The intermediary argued that no Netherlands VAT was due, because the place where the services were performed was according to him abroad. The argument was based on the provision in the Netherlands VAT Act referring to advisors, accountants and lawyers (then Art. 6, 2, d, under 3), and secondarily on the provision referring to the services of intermediaries (then Art. 6a, 3, c) of the VAT Act. The intermediary also referred to the fact that he had hired a lawyer for a substantial part of the work undertaken in relation to the transfer.

The Court of First Instance held in the advantage of the intermediary. The Court reasoned that the nature of the services rendered should be decisive, and in the absence of further information the Court based its decision on the wording of the two agreements: one referred to “ scouting and acting as intermediary” and the other to “mediation in players” (English translation of the German terms “die Vermittlung des Spielers”).

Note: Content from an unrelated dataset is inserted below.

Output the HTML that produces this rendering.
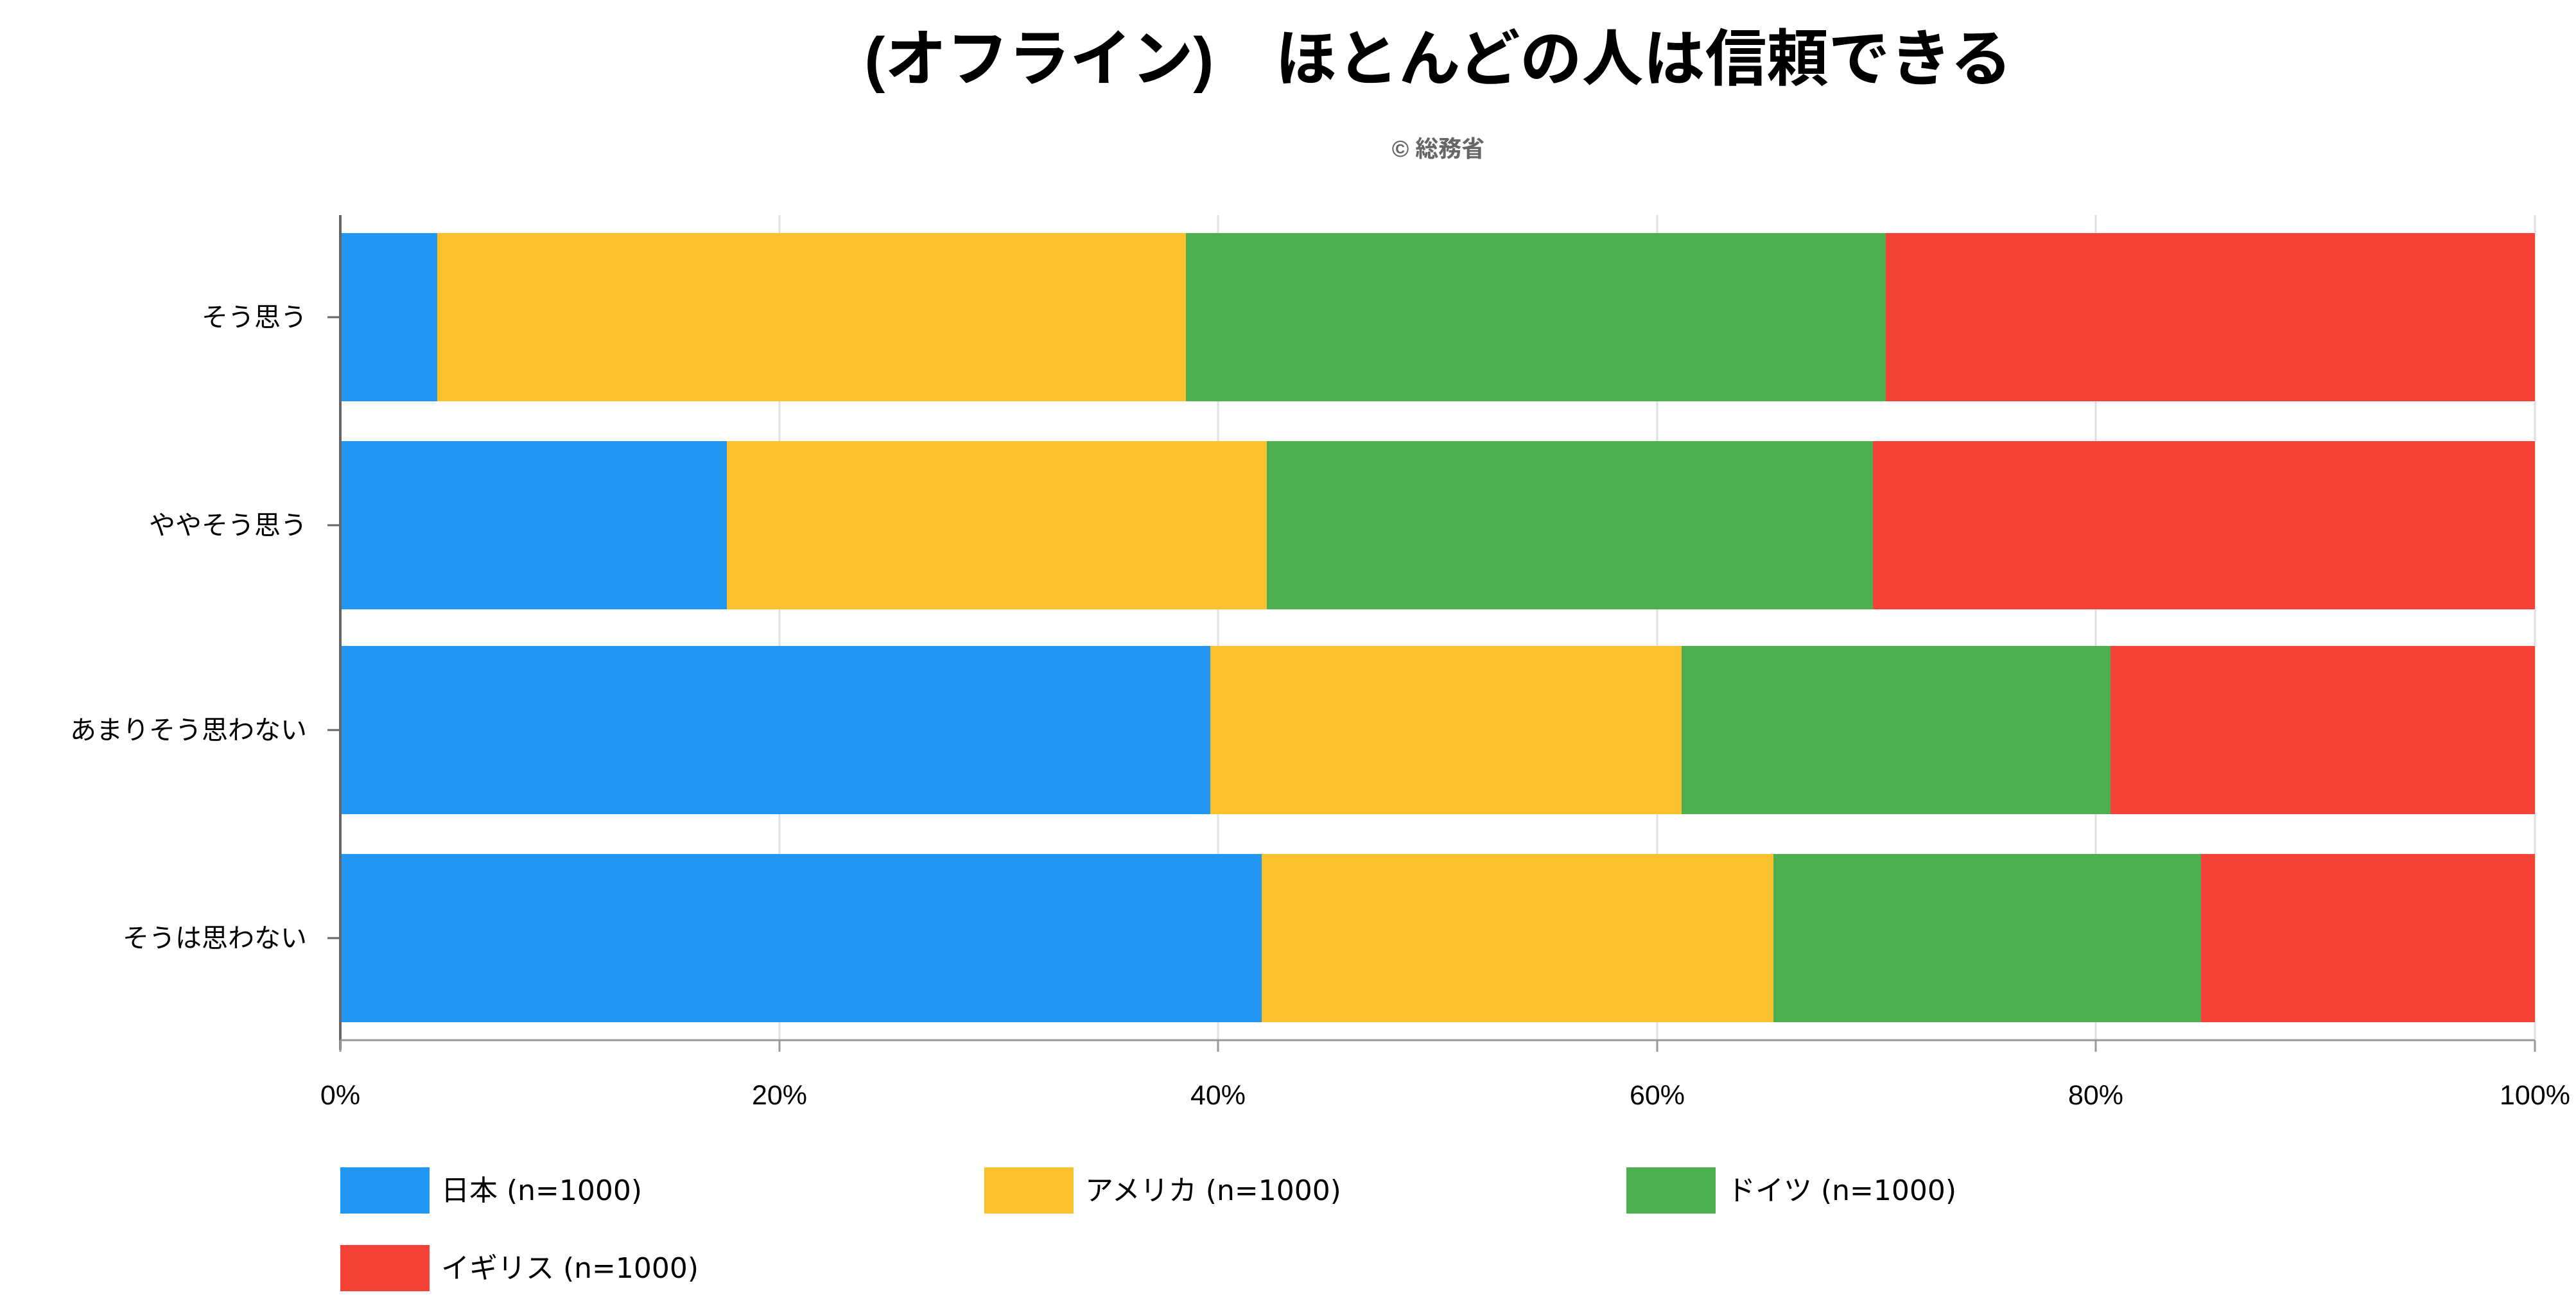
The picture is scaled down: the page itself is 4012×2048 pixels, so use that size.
<!DOCTYPE html>
<html><head><meta charset="utf-8"><style>
html,body{margin:0;padding:0;background:#fff;}
svg{display:block;font-family:"Liberation Sans","Noto Sans CJK JP",sans-serif;}
</style></head><body>
<svg width="4012" height="2048" viewBox="0 0 4012 2048" xmlns="http://www.w3.org/2000/svg">
<rect width="4012" height="2048" fill="#fff"/>
<text x="2240" y="125" text-anchor="middle" font-size="96" font-weight="bold" fill="#000">(オフライン)　ほとんどの人は信頼できる</text>
<text x="2240" y="244" text-anchor="middle" font-size="36" font-weight="bold" fill="#666">© 総務省</text>
<g stroke="#e0e0e0" stroke-width="3">
<line x1="1214" y1="335" x2="1214" y2="1620"/>
<line x1="1897" y1="335" x2="1897" y2="1620"/>
<line x1="2581" y1="335" x2="2581" y2="1620"/>
<line x1="3264" y1="335" x2="3264" y2="1620"/>
<line x1="3948" y1="335" x2="3948" y2="1620"/>
</g>
<g>
<rect x="530" y="363" width="151" height="262" fill="#2196f3"/>
<rect x="681" y="363" width="1166" height="262" fill="#fbc02d"/>
<rect x="1847" y="363" width="1090" height="262" fill="#4caf50"/>
<rect x="2937" y="363" width="1011" height="262" fill="#f44336"/>

<rect x="530" y="687" width="602" height="262" fill="#2196f3"/>
<rect x="1132" y="687" width="841" height="262" fill="#fbc02d"/>
<rect x="1973" y="687" width="944" height="262" fill="#4caf50"/>
<rect x="2917" y="687" width="1031" height="262" fill="#f44336"/>

<rect x="530" y="1006" width="1355" height="262" fill="#2196f3"/>
<rect x="1885" y="1006" width="734" height="262" fill="#fbc02d"/>
<rect x="2619" y="1006" width="668" height="262" fill="#4caf50"/>
<rect x="3287" y="1006" width="661" height="262" fill="#f44336"/>

<rect x="530" y="1330" width="1435" height="262" fill="#2196f3"/>
<rect x="1965" y="1330" width="797" height="262" fill="#fbc02d"/>
<rect x="2762" y="1330" width="666" height="262" fill="#4caf50"/>
<rect x="3428" y="1330" width="520" height="262" fill="#f44336"/>
</g>
<line x1="530" y1="335" x2="530" y2="1635" stroke="#666" stroke-width="4"/>
<line x1="530" y1="1620" x2="3948" y2="1620" stroke="#999" stroke-width="3"/>
<g stroke="#999" stroke-width="3">
<line x1="530" y1="1620" x2="530" y2="1638"/><line x1="1214" y1="1620" x2="1214" y2="1638"/>
<line x1="1897" y1="1620" x2="1897" y2="1638"/><line x1="2581" y1="1620" x2="2581" y2="1638"/>
<line x1="3264" y1="1620" x2="3264" y2="1638"/><line x1="3948" y1="1620" x2="3948" y2="1638"/>
</g>
<g stroke="#666" stroke-width="3">
<line x1="510" y1="494" x2="530" y2="494"/><line x1="510" y1="818" x2="530" y2="818"/>
<line x1="510" y1="1137" x2="530" y2="1137"/><line x1="510" y1="1461" x2="530" y2="1461"/>
</g>
<g font-size="41" fill="#000" text-anchor="end">
<text x="478" y="508">そう思う</text>
<text x="478" y="832">ややそう思う</text>
<text x="478" y="1151">あまりそう思わない</text>
<text x="478" y="1475">そうは思わない</text>
</g>
<g font-size="43" fill="#000" text-anchor="middle">
<text x="530" y="1720">0%</text><text x="1214" y="1720">20%</text>
<text x="1897" y="1720">40%</text><text x="2581" y="1720">60%</text>
<text x="3264" y="1720">80%</text><text x="3948" y="1720">100%</text>
</g>
<g font-size="44" fill="#000" font-family="'DejaVu Sans','Noto Sans CJK JP',sans-serif">
<rect x="530" y="1818" width="139" height="72" fill="#2196f3"/><text x="687" y="1869">日本 (n=1000)</text>
<rect x="1533" y="1818" width="139" height="72" fill="#fbc02d"/><text x="1690" y="1869">アメリカ (n=1000)</text>
<rect x="2533" y="1818" width="139" height="72" fill="#4caf50"/><text x="2690" y="1869">ドイツ (n=1000)</text>
<rect x="530" y="1939" width="139" height="72" fill="#f44336"/><text x="687" y="1990">イギリス (n=1000)</text>
</g>
</svg>
</body></html>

The Court of First Instance held that the decision of the Supreme Court (referred to above) was not applicable because in that the case the Netherlands based intermediary rendered a whole variety of services to the foreign football clubs. Then the Court reasoned that the pertinent activities are not akin to those envisaged in Article 6, 2, d under 3 (advisory persons such as advisors, accountants and lawyers). The Court did reason that the services of the intermediary were covered by those mentioned in Article 6a, 3 c of the VAT Act, and held that case law of the ECJ (Lipjes) was in this case not applicable (because that case law referred to goods and not services).